→ **Challenge**: Give again exactly the lines that run from the start of the records to the line holding "colors = ['#0087BC', '#F0B16B']", both ends counted. Do not include the pictures.

→ **Data for the task**:
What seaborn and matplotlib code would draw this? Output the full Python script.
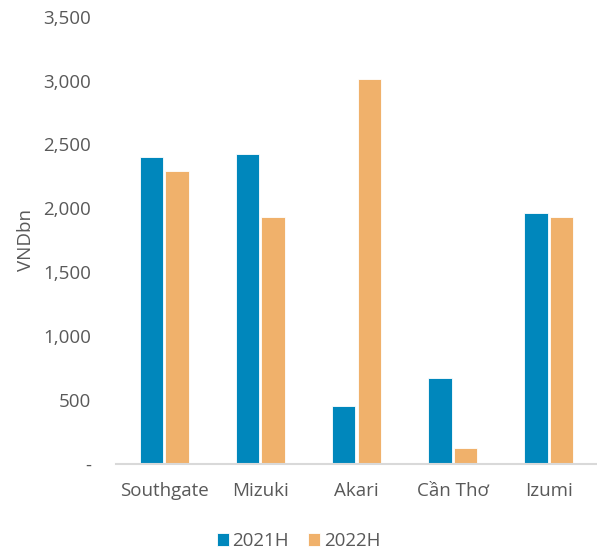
import pandas as pd
import matplotlib.pyplot as plt
import seaborn as sns
from matplotlib.ticker import FuncFormatter

projects = ['Southgate', 'Mizuki', 'Akari', 'Cần Thơ', 'Izumi']
h2021 = [2400, 2425, 455, 670, 1965]
h2022 = [2290, 1935, 3010, 125, 1935]
series = ['2021H', '2022H']
colors = ['#0087BC', '#F0B16B']

df = pd.DataFrame({
    'project': projects * 2,
    'value': h2021 + h2022,
    'period': [series[0]] * len(projects) + [series[1]] * len(projects),
})

sns.set_style('white')
plt.rcParams['font.family'] = ['Open Sans', 'DejaVu Sans']
fs = 13.5
txt = '#595959'

fig = plt.figure(figsize=(5.97, 5.49), dpi=100)
ax = fig.add_axes([0.1943, 0.1548, 0.8057, 0.8148])

sns.barplot(data=df, x='project', y='value', hue='period', palette=colors,
            width=0.53, gap=0.08, ax=ax, saturation=1,
            edgecolor='white', linewidth=0.6)

ax.set_xlim(-0.5, 4.5)
ax.set_ylim(0, 3500)
ax.set_yticks(range(0, 3501, 500))
ax.yaxis.set_major_formatter(FuncFormatter(lambda v, p: '-' if v == 0 else f'{int(v):,}'))

ax.set_xlabel('')
ax.set_ylabel('VNDbn', fontsize=fs, color=txt, labelpad=6)
ax.tick_params(axis='y', length=0, pad=18, labelsize=fs, labelcolor=txt)
ax.tick_params(axis='x', length=0, pad=13, labelsize=fs, labelcolor=txt)

for s in ['top', 'right', 'left']:
    ax.spines[s].set_visible(False)
ax.spines['bottom'].set_color('#D9D9D9')
ax.spines['bottom'].set_linewidth(1.5)

ax.legend_.remove()
handles, labels = ax.get_legend_handles_labels()
fig.legend(handles, labels, loc='center', bbox_to_anchor=(0.5, 0.0146), ncol=2,
           frameon=False, fontsize=fs, handlelength=0.65, handleheight=0.65,
           handletextpad=0.2, columnspacing=1.0, labelcolor=txt)

fig.savefig('out.png', dpi=100)
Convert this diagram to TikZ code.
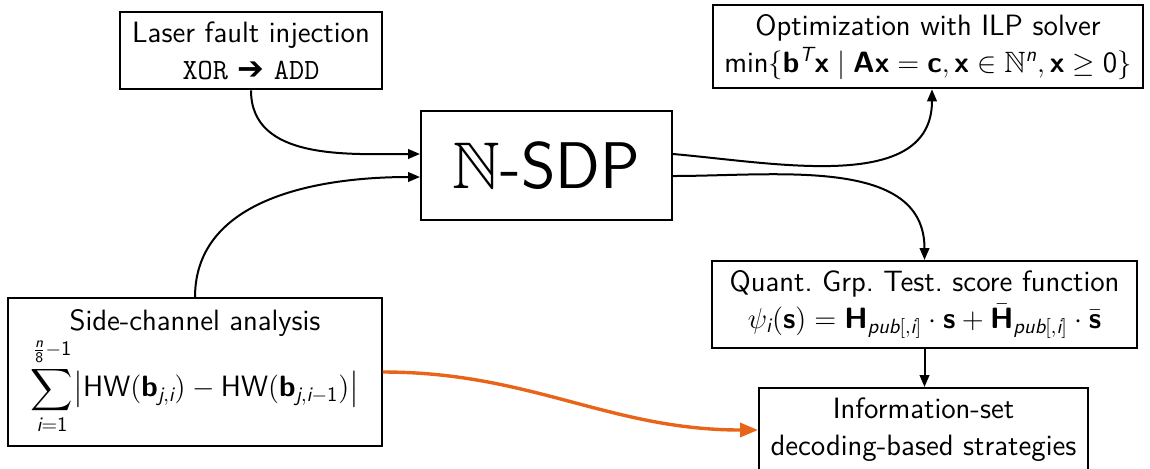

→ **Result of this exercise**:
What seaborn and matplotlib code would draw this? Output the full Python script.
import pandas as pd
import matplotlib.pyplot as plt
import seaborn as sns
from matplotlib.ticker import FuncFormatter

projects = ['Southgate', 'Mizuki', 'Akari', 'Cần Thơ', 'Izumi']
h2021 = [2400, 2425, 455, 670, 1965]
h2022 = [2290, 1935, 3010, 125, 1935]
series = ['2021H', '2022H']
colors = ['#0087BC', '#F0B16B']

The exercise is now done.